GIVEN INFORMATION –
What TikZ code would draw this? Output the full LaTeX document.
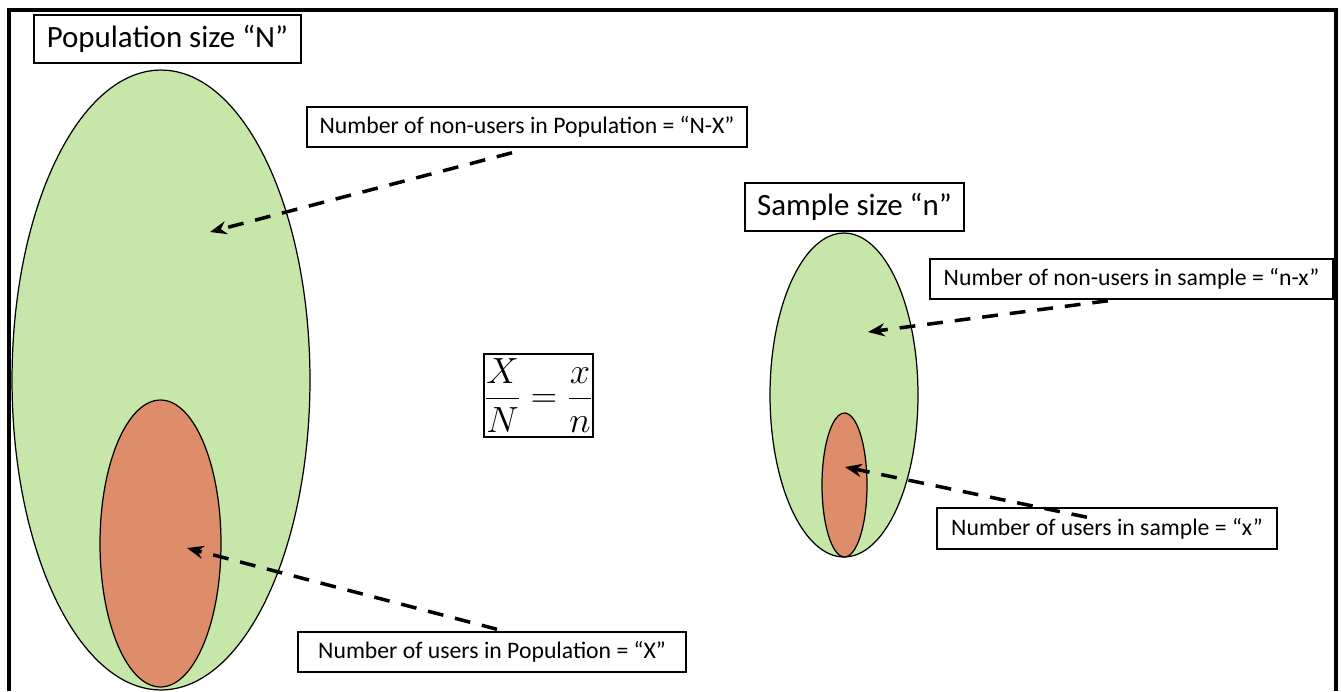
\documentclass[tikz,border=0pt]{standalone}
\usepackage{amsmath}
\usepackage{fontspec}
\setmainfont{Carlito}
\usetikzlibrary{arrows.meta, shapes.geometric}

\definecolor{setgreen}{RGB}{199,230,169}
\definecolor{setorange}{RGB}{221,141,106}

\begin{document}
\begin{tikzpicture}[
    x=0.02cm, y=-0.02cm,
    >={Stealth[length=9.5pt, width=7.5pt]},
    titlebox/.style={
        rectangle, draw=black, line width=0.85pt, fill=white,
        inner sep=0pt, minimum height=9.6mm,
        font=\fontsize{17.6pt}{20pt}\selectfont
    },
    tagbox/.style={
        rectangle, draw=black, line width=0.85pt, fill=white,
        inner sep=0pt, minimum height=8mm,
        font=\fontsize{13.5pt}{16pt}\selectfont
    },
    whole/.style={
        ellipse, draw=black, line width=0.7pt, fill=setgreen, inner sep=0pt
    },
    part/.style={
        ellipse, draw=black, line width=0.7pt, fill=setorange, inner sep=0pt
    },
    pointer/.style={
        ->, line width=2pt, dash pattern=on 9pt off 6.8pt
    }
]
\useasboundingbox (0,0) rectangle (1341,691);

% ============ FRAME ============
\draw[line width=2.3pt] (9,691) -- (9,10) -- (1336,10) -- (1336,691);

% ============ POPULATION (left) ============
\node[whole, minimum width=5.96cm, minimum height=12.4cm] (popall) at (161,380) {};
\node[part, minimum width=2.42cm, minimum height=5.74cm] (popusr) at (160.5,543.5) {};
\node[titlebox, minimum width=5.34cm] (poptitle) at (167.5,39) {Population size “N”};

\node[tagbox, minimum width=8.8cm] (popnon) at (527,127)
    {Number of non-users in Population = “N-X”};
\node[tagbox, minimum width=7.76cm] (popyes) at (492,652)
    {Number of users in Population = “X”};

% ============ RATIO ============
\node[draw=black, line width=0.85pt, inner sep=0pt,
      minimum width=2.1cm, minimum height=1.66cm,
      font=\fontsize{20pt}{24pt}\selectfont] (ratio) at (538.5,395.5)
    {$\displaystyle\frac{X}{N}=\frac{x}{n}$};

% ============ SAMPLE (right) ============
\node[whole, minimum width=2.96cm, minimum height=6.48cm] (smpall) at (844,395) {};
\node[part, minimum width=0.9cm, minimum height=2.88cm] (smpusr) at (844.5,485) {};
\node[titlebox, minimum width=4.38cm] (smptitle) at (854.5,207) {Sample size “n”};

\node[tagbox, minimum width=8.06cm] (smpnon) at (1131.5,279)
    {Number of non-users in sample = “n-x”};
\node[tagbox, minimum width=6.8cm, minimum height=8.2mm] (smpyes) at (1107,528.5)
    {Number of users in sample = “x”};

% ============ POINTERS ============
\coordinate (popnontip) at (210,232);
\coordinate (popyestip) at (187,548);
\coordinate (smpnontip) at (868,332);
\coordinate (smpyestip) at (845,467);

\draw[pointer] ([xshift=-0.3cm, yshift=-0.1cm]popnon.south) -- (popnontip);
\draw[pointer] ([xshift=0.1cm, yshift=0.04cm]popyes.north) -- (popyestip);
\draw[pointer] ([xshift=-0.47cm, yshift=-0.02cm]smpnon.south) -- (smpnontip);
\draw[pointer] ([xshift=-0.4cm, yshift=-0.2cm]smpyes.north) -- (smpyestip);

\end{tikzpicture}
\end{document}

WRITTEN PROBLEM – Omit the pictures and give the material again, exactly and in full.

SOLVED EXERCISE –
What TikZ code would draw this? Output the full LaTeX document.
\documentclass[tikz,border=0pt]{standalone}
\usepackage{amsmath}
\usepackage{fontspec}
\setmainfont{Carlito}
\usetikzlibrary{arrows.meta, shapes.geometric}

\definecolor{setgreen}{RGB}{199,230,169}
\definecolor{setorange}{RGB}{221,141,106}

\begin{document}
\begin{tikzpicture}[
    x=0.02cm, y=-0.02cm,
    >={Stealth[length=9.5pt, width=7.5pt]},
    titlebox/.style={
        rectangle, draw=black, line width=0.85pt, fill=white,
        inner sep=0pt, minimum height=9.6mm,
        font=\fontsize{17.6pt}{20pt}\selectfont
    },
    tagbox/.style={
        rectangle, draw=black, line width=0.85pt, fill=white,
        inner sep=0pt, minimum height=8mm,
        font=\fontsize{13.5pt}{16pt}\selectfont
    },
    whole/.style={
        ellipse, draw=black, line width=0.7pt, fill=setgreen, inner sep=0pt
    },
    part/.style={
        ellipse, draw=black, line width=0.7pt, fill=setorange, inner sep=0pt
    },
    pointer/.style={
        ->, line width=2pt, dash pattern=on 9pt off 6.8pt
    }
]
\useasboundingbox (0,0) rectangle (1341,691);

% ============ FRAME ============
\draw[line width=2.3pt] (9,691) -- (9,10) -- (1336,10) -- (1336,691);

% ============ POPULATION (left) ============
\node[whole, minimum width=5.96cm, minimum height=12.4cm] (popall) at (161,380) {};
\node[part, minimum width=2.42cm, minimum height=5.74cm] (popusr) at (160.5,543.5) {};
\node[titlebox, minimum width=5.34cm] (poptitle) at (167.5,39) {Population size “N”};

\node[tagbox, minimum width=8.8cm] (popnon) at (527,127)
    {Number of non-users in Population = “N-X”};
\node[tagbox, minimum width=7.76cm] (popyes) at (492,652)
    {Number of users in Population = “X”};

% ============ RATIO ============
\node[draw=black, line width=0.85pt, inner sep=0pt,
      minimum width=2.1cm, minimum height=1.66cm,
      font=\fontsize{20pt}{24pt}\selectfont] (ratio) at (538.5,395.5)
    {$\displaystyle\frac{X}{N}=\frac{x}{n}$};

% ============ SAMPLE (right) ============
\node[whole, minimum width=2.96cm, minimum height=6.48cm] (smpall) at (844,395) {};
\node[part, minimum width=0.9cm, minimum height=2.88cm] (smpusr) at (844.5,485) {};
\node[titlebox, minimum width=4.38cm] (smptitle) at (854.5,207) {Sample size “n”};

\node[tagbox, minimum width=8.06cm] (smpnon) at (1131.5,279)
    {Number of non-users in sample = “n-x”};
\node[tagbox, minimum width=6.8cm, minimum height=8.2mm] (smpyes) at (1107,528.5)
    {Number of users in sample = “x”};

% ============ POINTERS ============
\coordinate (popnontip) at (210,232);
\coordinate (popyestip) at (187,548);
\coordinate (smpnontip) at (868,332);
\coordinate (smpyestip) at (845,467);

\draw[pointer] ([xshift=-0.3cm, yshift=-0.1cm]popnon.south) -- (popnontip);
\draw[pointer] ([xshift=0.1cm, yshift=0.04cm]popyes.north) -- (popyestip);
\draw[pointer] ([xshift=-0.47cm, yshift=-0.02cm]smpnon.south) -- (smpnontip);
\draw[pointer] ([xshift=-0.4cm, yshift=-0.2cm]smpyes.north) -- (smpyestip);

\end{tikzpicture}
\end{document}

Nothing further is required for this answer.